İnsanlar, yerleşmelerini kurarken önce doğal sonra da bazı beşeri faktörlere bağlı kalarak bunların izin verdiği yerde ve sürece yerleşmelerini inşa edebilmişlerdir. Bu çerçevede bir yerleşmenin kurulabilmesi için yükselti, denizler ve göller, yer şekilleri, iklim, bitki örtüsü, suyun varlığı, toprak, ulaşım, güvenlik, tarım alanları veya insanların geçimlerini sağlayabilecekleri diğer sahaların varlığı gibi faktörlerin bulunması gerekir. Başka ifadeyle bunlar, yerleşme merkezlerinin kuruluşunu belirleyerek, gelişim ve dağılışlarında birinci derecede rol oynayan unsurlardır. Üzerinde yerleşmenin gerçekleştiği sahalarda meskenlerin bulunduğu nokta ile meskenlerde ikamet eden insanların geçimlerini sağlamak amacıyla kullandıkları mekan, yani mesken ile çevresindeki arazi bir bütündür ve bu bütün yerleşmeyi meydana getirmektedir. Başka kelimelerle, insanlar doğal ortam ile etkileşimlerini kendi menfaatlerine çevirip kullanabildikleri sahalarda yerleşebilmektedir. Dolayısıyla yerleşim alanlarını, insan-doğal ortam etkileşimini en güzel biçimde yansıtan coğrafi unsurlar ve insan ile doğal ortam arasındaki etkileşimin en iyi göstergesi olarak ele almak mümkündür. Yerleşmede insan, yalnızca fiziki mekan ya da çevreyle değil, diğer insanlarla da karşılıklı etkileşim halinde olduğu için, çevreyle de ekonomik, toplumsal ve siyasal ilişkiler içindedir. Bu karşılıklı etkileşim, insanların gittikçe artan bir orandaki kısmını, özellikle kasaba ve şehirlerde yaşayanları, fiziki çevrenin doğrudan etkisinden ayıran bir mekan ya da beşeri çevre oluşturmuştur.

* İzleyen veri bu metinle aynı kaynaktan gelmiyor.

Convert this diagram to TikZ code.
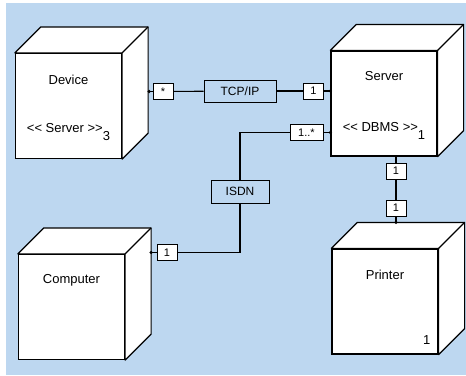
\documentclass[tikz,border=0pt]{standalone}
\usepackage{fontspec}
\setmainfont{Liberation Sans}
\usetikzlibrary{positioning}
\definecolor{bgblue}{RGB}{189,215,240}
\newcommand{\stleft}{\textless\kern0pt\textless}
\newcommand{\stright}{\textgreater\kern0pt\textgreater}

\begin{document}
\begin{tikzpicture}[x=1pt, y=-1pt,
        cube/.style={draw, fill=white, line width=1.2pt, minimum width=106pt, minimum height=105pt, inner sep=0pt},
        txt/.style={inner sep=0pt, font=\fontsize{13}{15}\selectfont},
        linkbox/.style={draw, line width=1pt, minimum width=72pt, minimum height=22pt, inner sep=0pt, font=\fontsize{12}{14}\selectfont},
        mult/.style={draw, fill=white, line width=1pt, minimum width=20pt, minimum height=16pt, inner sep=1pt, font=\fontsize{11}{13}\selectfont},
        wire/.style={draw, line width=1.1pt}
    ]
    \useasboundingbox (0,0) rectangle (466,375);
    \fill[bgblue] (6,3) rectangle (466,375);

    % Cubes (front faces)
    \node[cube] (dev) at (68.5,106) {};
    \node[cube] (srv) at (384,103.5) {};
    \node[cube] (comp) at (71.5,307) {};
    \node[cube] (prt) at (385,301.5) {};

    % top and side faces
    \foreach \c in {dev,srv,comp,prt}{
        \draw[line width=1.2pt, fill=white, line join=round] (\c.north west) -- ++(26,-26) -- ([shift={(26,-26)}]\c.north east) -- ([shift={(26,-26)}]\c.south east) -- (\c.south east) -- (\c.north east) -- cycle;
        \draw[line width=1.2pt] (\c.north east) -- ++(26,-26);
    }

    % Texts
    \node[txt] (devname) at ([yshift=-27pt]dev.north) {Device};
    \node[txt] (devtype) at ([yshift=27pt]dev.south) {\stleft\ Server \stright\raisebox{-8pt}{3}};
    \node[txt] (srvname) at ([yshift=-26pt]srv.north) {Server};
    \node[txt] (srvtype) at ([yshift=26pt]srv.south) {\stleft\ DBMS \stright\raisebox{-8pt}{1}};
    \node[txt] (compname) at ([yshift=-26pt]comp.north) {Computer};
    \node[txt] (prtname) at ([yshift=-26pt]prt.north) {Printer};
    \node[txt, anchor=south east] (prtnum) at ([xshift=-8pt, yshift=10pt]prt.south east) {1};

    % Connector labels
    \node[mult] (devm) at (163,91.5) {*};
    \node[linkbox] (tcp) at (240,91) {TCP/IP};
    \node[mult] (srvm1) at (313.5,91) {1};
    \node[mult, minimum width=33pt] (srvm2) at (306.5,132.5) {1..*};
    \node[linkbox, minimum width=58pt, minimum height=23pt] (isdn) at (240,191.5) {ISDN};
    \node[mult] (compm) at (167,252.5) {1};
    \node[mult] (srvm3) at (396,171) {1};
    \node[mult] (prtm) at (396,208) {1};

    % Ports
    \path ([xshift=27pt]dev.east) coordinate (devedge);
    \path ([xshift=26pt]comp.east) coordinate (compedge);
    \path ([yshift=26pt]prt.north) coordinate (prttop);
    \coordinate (devport) at (devedge |- devm);
    \coordinate (srvport1) at (srv.west |- srvm1);
    \coordinate (srvport2) at (srv.west |- srvm2);
    \coordinate (compport) at (compedge |- compm);
    \coordinate (srvbot) at (srvm3 |- srv.south);
    \coordinate (prtport) at (srvm3 |- prttop);

    % Edges
    \draw[wire] (devport) -- (devm);
    \draw[wire] (devm) -- (tcp);
    \draw[wire] (tcp) -- (srvm1);
    \draw[wire] (srvm1) -- (srvport1);

    \draw[wire] (srvport2) -- (srvm2);
    \draw[wire] (srvm2) -| (isdn);
    \draw[wire] (isdn) |- (compm);
    \draw[wire] (compm) -- (compport);

    \draw[wire] (srvbot) -- (srvm3);
    \draw[wire] (srvm3) -- (prtm);
    \draw[wire] (prtm) -- (prtport);

    \foreach \p in {devport,srvport1,srvport2,compport,prtport}
        \fill (\p) circle (1.8pt);
\end{tikzpicture}
\end{document}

Yaşanılan sahada mevcut ortam koşullarının değerlendirilebilmesi, her şeyden önce yerleşenlerin kültürel seviyesine bağlıdır. Bu bağlamda yerleşmenin sürekli veya geçici olması da tamamen mekanın doğal özellikleri ile yerleşenlerin kültürel nitelikleriyle ilgilidir. Birçok araştırmada medeniyetin teşekkülü ve tekamülü konusunda yerleşik hayata geçiş önemli bir aşama olarak görülmüştür. Dolayısıyla, dünya üzerinde geçmişten bugüne kadar olan tüm yerleşmeler incelenir ve mevcut ortak hususlar dikkate alınırsa; aynı zamanda medeniyet ve o toplumun kültür seviyesini yansıtan yerleşme tarzları üç aşamada incelenebilir. Bu sıralama, ilkelinden mütekamiline doğru ilki göçebe, sonuncusu yerleşik ve ikisi arasında geçiş tipi olan yarı göçebe veya yarı yerleşik şeklinde yapılabilir.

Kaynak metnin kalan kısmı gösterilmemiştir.